How can something as small as a mouse make a such big impact in Microsoft’s commitment to sustainability? It all starts with plastic water bottles and the desire to make positive change.
According to the National Ocean Service, scientists estimate there is more than eight million metric tons of plastic found in the ocean. By 2050, one study estimates there will be more plastic than fish in the world’s oceans. The environmental impacts are staggering.
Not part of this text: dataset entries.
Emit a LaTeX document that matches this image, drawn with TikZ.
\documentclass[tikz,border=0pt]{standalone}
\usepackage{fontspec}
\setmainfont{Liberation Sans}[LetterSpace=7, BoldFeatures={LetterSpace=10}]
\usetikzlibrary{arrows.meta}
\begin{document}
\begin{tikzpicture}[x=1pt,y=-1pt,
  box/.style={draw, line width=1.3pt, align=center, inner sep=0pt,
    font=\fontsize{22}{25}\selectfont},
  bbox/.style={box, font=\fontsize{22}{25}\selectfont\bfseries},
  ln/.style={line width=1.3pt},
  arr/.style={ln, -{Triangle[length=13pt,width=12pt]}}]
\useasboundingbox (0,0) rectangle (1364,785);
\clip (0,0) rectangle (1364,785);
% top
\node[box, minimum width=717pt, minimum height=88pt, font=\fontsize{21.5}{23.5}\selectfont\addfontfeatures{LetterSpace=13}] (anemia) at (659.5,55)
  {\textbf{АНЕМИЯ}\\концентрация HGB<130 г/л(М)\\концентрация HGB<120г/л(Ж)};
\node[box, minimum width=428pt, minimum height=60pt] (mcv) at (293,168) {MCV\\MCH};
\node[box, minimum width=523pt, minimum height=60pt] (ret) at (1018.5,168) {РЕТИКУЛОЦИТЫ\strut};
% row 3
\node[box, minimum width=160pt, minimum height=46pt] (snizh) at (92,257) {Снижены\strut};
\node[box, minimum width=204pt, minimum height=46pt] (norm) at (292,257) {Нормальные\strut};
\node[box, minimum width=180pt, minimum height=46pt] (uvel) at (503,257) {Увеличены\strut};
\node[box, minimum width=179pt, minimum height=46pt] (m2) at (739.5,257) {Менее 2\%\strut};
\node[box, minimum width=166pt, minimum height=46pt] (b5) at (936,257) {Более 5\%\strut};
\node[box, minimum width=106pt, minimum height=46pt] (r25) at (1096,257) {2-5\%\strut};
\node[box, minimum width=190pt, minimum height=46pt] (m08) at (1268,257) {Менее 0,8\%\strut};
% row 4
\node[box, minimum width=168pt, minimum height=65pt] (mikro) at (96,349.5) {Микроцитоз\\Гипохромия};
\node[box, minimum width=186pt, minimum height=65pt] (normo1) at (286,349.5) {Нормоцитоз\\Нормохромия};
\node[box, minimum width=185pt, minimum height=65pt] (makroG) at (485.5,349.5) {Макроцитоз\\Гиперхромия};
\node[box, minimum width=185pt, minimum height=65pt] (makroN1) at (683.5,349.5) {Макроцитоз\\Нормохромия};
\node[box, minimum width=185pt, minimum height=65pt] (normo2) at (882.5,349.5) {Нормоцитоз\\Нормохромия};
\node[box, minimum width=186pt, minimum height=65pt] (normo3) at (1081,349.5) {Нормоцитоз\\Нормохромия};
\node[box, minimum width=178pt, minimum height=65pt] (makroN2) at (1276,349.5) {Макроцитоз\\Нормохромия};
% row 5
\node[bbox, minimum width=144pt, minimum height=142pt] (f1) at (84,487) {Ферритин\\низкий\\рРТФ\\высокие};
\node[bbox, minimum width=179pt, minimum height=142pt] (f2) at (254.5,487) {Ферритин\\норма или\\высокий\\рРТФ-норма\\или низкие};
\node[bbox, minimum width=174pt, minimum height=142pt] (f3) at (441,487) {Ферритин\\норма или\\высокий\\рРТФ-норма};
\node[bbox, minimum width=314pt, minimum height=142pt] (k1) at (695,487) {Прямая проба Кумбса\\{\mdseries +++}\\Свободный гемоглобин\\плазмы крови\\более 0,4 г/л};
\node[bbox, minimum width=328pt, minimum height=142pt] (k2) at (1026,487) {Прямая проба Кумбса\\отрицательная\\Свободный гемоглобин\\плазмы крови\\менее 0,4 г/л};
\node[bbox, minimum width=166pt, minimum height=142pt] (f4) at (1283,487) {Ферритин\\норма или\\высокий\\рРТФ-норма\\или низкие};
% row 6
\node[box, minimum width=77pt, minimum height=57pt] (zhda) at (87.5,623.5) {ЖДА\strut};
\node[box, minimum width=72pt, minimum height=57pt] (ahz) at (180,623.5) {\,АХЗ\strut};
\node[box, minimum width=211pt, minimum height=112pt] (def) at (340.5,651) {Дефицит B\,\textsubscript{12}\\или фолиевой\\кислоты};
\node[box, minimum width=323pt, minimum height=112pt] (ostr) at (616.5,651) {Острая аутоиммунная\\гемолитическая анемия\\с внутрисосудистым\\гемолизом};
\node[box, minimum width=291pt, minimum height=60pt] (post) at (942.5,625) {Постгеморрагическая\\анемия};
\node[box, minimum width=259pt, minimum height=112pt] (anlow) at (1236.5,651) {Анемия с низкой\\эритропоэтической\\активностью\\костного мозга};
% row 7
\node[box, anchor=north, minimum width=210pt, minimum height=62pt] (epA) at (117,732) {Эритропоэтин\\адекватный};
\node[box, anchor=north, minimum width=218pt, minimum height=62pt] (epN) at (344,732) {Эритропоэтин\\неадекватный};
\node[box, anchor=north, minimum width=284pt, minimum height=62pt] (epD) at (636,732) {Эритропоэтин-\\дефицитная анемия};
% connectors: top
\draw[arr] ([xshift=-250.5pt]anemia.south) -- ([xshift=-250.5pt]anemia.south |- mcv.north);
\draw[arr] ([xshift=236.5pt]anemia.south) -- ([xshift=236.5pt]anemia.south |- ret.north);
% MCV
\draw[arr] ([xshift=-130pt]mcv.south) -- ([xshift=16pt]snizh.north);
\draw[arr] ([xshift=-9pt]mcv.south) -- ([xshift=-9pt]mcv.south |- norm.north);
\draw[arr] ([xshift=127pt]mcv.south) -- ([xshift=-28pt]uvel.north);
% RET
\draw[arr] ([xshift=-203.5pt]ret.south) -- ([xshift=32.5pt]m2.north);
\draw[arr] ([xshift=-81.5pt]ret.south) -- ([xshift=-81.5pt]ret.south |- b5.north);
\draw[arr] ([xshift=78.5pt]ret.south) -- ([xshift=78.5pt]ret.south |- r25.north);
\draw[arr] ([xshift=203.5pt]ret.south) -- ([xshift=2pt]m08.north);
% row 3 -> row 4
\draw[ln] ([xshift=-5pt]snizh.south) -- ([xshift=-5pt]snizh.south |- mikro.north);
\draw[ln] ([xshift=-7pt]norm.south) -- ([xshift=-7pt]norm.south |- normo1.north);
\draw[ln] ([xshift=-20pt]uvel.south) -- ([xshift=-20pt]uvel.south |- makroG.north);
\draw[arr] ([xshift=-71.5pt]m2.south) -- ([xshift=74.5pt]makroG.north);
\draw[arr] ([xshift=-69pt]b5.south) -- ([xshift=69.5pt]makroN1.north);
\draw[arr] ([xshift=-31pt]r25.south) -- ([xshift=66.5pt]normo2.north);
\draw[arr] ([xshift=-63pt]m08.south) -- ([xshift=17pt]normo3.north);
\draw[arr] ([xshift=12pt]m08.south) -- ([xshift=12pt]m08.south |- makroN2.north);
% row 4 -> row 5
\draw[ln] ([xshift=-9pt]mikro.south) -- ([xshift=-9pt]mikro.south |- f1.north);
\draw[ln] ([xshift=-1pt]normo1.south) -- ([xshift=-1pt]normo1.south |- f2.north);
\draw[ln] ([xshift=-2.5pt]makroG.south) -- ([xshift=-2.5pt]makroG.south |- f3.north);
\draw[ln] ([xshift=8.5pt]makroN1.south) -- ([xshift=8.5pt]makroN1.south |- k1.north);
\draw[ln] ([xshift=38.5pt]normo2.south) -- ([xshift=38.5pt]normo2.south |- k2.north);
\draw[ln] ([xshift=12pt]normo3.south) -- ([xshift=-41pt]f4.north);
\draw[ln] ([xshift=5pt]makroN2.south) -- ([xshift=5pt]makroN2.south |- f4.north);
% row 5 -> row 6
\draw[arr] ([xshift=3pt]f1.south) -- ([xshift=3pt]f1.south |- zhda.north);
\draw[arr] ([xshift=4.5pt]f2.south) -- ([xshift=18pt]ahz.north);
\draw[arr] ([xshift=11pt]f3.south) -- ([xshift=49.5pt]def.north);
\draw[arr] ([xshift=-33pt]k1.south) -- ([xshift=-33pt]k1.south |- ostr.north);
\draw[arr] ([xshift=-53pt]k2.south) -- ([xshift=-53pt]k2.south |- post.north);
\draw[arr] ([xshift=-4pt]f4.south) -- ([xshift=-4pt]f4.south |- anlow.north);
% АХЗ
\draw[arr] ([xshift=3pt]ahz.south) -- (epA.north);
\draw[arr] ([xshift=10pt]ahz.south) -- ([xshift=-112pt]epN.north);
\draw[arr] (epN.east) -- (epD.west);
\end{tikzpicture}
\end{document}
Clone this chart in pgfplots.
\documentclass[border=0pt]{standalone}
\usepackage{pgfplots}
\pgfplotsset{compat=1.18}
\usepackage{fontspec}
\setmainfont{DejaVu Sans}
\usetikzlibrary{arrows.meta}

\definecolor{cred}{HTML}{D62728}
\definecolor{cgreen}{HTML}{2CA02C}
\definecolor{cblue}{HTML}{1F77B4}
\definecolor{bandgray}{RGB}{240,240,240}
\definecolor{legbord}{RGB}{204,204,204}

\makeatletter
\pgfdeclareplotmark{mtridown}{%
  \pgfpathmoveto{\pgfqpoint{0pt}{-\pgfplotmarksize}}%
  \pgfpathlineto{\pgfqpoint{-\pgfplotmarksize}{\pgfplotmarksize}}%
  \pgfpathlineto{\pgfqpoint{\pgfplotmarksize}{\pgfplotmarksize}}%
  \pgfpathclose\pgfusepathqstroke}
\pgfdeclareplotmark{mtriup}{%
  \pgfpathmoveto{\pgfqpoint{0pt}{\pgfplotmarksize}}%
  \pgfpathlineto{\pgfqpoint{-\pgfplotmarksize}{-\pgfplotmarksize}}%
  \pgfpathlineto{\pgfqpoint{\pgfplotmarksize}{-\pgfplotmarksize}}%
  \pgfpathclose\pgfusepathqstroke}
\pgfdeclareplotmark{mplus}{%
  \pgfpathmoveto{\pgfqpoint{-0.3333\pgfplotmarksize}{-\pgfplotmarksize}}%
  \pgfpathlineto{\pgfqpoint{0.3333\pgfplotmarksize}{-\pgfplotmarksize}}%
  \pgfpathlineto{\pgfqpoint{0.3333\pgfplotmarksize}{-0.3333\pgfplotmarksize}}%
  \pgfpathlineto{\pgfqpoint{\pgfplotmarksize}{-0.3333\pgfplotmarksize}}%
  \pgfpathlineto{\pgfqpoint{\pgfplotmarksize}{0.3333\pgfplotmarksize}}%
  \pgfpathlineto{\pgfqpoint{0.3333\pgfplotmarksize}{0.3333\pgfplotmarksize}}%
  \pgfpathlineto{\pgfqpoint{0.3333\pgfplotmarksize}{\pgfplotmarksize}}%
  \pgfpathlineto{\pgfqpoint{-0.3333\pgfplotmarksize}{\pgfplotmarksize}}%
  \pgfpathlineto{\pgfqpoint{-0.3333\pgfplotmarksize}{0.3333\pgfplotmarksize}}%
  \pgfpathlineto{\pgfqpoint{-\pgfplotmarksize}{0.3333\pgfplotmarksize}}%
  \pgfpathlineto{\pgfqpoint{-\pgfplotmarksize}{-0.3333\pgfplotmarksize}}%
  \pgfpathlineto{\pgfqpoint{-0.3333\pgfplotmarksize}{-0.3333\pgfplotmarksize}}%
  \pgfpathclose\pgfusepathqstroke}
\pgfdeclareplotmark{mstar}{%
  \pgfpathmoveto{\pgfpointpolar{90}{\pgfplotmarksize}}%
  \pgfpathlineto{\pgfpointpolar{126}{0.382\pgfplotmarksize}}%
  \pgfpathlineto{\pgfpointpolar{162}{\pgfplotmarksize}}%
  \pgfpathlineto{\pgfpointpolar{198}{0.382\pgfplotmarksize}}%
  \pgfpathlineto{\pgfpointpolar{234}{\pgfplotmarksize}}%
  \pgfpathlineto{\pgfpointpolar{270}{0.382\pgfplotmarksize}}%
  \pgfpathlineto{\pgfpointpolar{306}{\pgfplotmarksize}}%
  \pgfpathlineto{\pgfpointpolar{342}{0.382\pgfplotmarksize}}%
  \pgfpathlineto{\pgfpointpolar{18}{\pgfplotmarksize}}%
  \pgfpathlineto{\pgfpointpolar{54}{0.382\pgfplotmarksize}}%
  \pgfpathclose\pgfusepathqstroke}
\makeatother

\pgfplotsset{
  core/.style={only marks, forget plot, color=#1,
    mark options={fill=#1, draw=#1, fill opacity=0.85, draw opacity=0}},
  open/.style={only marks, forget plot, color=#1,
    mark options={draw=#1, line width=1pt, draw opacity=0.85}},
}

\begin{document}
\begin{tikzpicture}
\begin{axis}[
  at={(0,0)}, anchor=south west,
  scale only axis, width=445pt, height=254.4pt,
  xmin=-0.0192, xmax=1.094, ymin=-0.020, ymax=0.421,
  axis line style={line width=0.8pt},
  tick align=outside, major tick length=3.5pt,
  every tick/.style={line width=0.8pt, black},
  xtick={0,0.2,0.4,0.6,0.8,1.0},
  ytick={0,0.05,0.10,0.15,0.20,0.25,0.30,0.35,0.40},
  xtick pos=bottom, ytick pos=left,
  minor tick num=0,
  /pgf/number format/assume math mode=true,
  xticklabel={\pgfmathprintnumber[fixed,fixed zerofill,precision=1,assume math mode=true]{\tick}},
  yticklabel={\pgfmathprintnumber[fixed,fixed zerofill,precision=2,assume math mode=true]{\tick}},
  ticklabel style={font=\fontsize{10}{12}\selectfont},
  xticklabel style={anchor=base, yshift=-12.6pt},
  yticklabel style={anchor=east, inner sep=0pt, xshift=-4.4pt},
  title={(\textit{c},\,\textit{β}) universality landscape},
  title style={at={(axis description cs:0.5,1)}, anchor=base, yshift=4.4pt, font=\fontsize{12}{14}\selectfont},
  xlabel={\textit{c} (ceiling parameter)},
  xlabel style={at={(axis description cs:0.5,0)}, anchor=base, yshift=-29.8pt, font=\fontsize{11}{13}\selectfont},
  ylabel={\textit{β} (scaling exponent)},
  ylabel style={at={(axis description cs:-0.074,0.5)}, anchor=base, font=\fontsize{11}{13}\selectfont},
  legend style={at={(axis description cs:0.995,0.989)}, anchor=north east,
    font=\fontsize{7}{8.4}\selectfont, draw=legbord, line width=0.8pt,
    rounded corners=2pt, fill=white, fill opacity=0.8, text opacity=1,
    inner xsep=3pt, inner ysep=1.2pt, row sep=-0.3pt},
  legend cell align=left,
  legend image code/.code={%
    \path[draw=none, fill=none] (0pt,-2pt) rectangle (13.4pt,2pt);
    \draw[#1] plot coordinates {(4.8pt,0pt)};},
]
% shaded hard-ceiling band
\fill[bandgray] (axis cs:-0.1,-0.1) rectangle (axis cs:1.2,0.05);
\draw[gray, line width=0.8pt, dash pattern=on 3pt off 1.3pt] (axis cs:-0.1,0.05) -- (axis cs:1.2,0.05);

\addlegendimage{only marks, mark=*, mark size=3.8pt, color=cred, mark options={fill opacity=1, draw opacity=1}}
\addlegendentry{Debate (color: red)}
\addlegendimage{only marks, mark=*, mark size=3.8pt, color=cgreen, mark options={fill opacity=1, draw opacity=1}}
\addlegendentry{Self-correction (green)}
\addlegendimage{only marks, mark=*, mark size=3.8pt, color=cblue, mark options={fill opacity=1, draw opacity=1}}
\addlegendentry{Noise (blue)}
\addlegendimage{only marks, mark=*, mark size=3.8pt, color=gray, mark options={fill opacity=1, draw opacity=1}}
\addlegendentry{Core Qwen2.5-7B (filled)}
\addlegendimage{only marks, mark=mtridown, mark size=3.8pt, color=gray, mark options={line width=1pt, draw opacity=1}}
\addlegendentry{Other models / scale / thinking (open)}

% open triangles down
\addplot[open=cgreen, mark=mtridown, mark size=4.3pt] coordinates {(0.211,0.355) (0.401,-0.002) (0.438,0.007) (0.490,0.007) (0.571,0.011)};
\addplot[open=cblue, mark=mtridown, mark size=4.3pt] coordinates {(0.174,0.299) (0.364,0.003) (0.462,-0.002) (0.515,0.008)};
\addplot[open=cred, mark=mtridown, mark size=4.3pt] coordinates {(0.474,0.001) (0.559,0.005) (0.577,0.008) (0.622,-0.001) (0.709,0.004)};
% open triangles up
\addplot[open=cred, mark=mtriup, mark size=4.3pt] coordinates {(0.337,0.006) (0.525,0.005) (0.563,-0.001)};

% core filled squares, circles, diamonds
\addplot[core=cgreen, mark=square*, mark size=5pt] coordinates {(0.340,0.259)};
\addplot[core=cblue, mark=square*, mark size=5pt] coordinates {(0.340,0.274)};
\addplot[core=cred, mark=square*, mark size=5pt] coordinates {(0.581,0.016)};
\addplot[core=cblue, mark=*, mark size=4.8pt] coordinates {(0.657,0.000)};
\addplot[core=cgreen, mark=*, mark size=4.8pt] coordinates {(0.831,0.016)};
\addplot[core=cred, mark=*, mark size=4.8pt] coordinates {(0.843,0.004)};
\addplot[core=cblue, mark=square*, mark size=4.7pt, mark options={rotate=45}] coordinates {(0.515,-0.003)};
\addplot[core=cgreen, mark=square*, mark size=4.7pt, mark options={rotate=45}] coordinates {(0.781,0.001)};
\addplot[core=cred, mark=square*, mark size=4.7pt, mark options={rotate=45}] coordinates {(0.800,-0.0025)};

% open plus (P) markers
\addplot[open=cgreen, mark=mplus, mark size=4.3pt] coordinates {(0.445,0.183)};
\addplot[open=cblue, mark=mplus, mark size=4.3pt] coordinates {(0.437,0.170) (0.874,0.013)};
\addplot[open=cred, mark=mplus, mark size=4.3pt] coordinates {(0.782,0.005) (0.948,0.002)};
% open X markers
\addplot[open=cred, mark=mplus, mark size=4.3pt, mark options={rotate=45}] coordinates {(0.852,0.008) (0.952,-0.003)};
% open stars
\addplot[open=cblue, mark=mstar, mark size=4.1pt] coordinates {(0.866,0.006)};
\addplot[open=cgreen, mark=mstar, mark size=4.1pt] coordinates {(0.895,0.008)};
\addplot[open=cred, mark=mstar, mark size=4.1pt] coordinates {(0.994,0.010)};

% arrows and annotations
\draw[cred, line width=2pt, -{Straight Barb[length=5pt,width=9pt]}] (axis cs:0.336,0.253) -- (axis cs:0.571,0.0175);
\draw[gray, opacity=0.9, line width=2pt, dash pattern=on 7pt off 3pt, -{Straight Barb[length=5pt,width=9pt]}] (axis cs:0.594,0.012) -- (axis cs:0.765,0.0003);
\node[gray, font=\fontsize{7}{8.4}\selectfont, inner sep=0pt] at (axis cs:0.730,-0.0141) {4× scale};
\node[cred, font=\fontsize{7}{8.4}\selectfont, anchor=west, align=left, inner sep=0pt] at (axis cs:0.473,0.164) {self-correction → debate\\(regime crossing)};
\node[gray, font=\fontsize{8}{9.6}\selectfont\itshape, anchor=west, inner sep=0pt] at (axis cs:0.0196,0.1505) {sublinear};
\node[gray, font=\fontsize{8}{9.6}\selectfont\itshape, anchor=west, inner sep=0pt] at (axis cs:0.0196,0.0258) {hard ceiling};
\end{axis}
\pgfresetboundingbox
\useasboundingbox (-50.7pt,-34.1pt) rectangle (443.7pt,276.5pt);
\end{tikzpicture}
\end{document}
For the product and engineering teams at Microsoft, trying to figure out how to utilize this plastic waste in a new way represented a major undertaking.
The start of what eventually would lead to the development of the Microsoft Ocean Plastic Mouse, which is now available for pre-order, sprang from a series of questions asked by a dedicated group of individuals across several teams determined to crack a difficult challenge.
“The team wondered, why couldn’t we make a resin out of plastic in the ocean and make a dent there?” said Patrick Gaule, senior designer on the Windows & Devices design team. “We started formalizing this idea. What type of resin? What kind of product? We came up with a plan to look into it. We were sure it was going to be very hard. We weren’t sure it was going to work.”
Plastic resins are made by heating hydrocarbons until they are broken down into smaller molecules. Synthetic plastics contain polymers as a backbone ingredient. Polymers consist of repeating covalent bonded units known as monomer residues. These polymers have specific characteristics that are utilized in applications like water bottles, caps, packages and other everyday plastic materials. Polymer resins in pellet or bead form are then put into moulds to create products.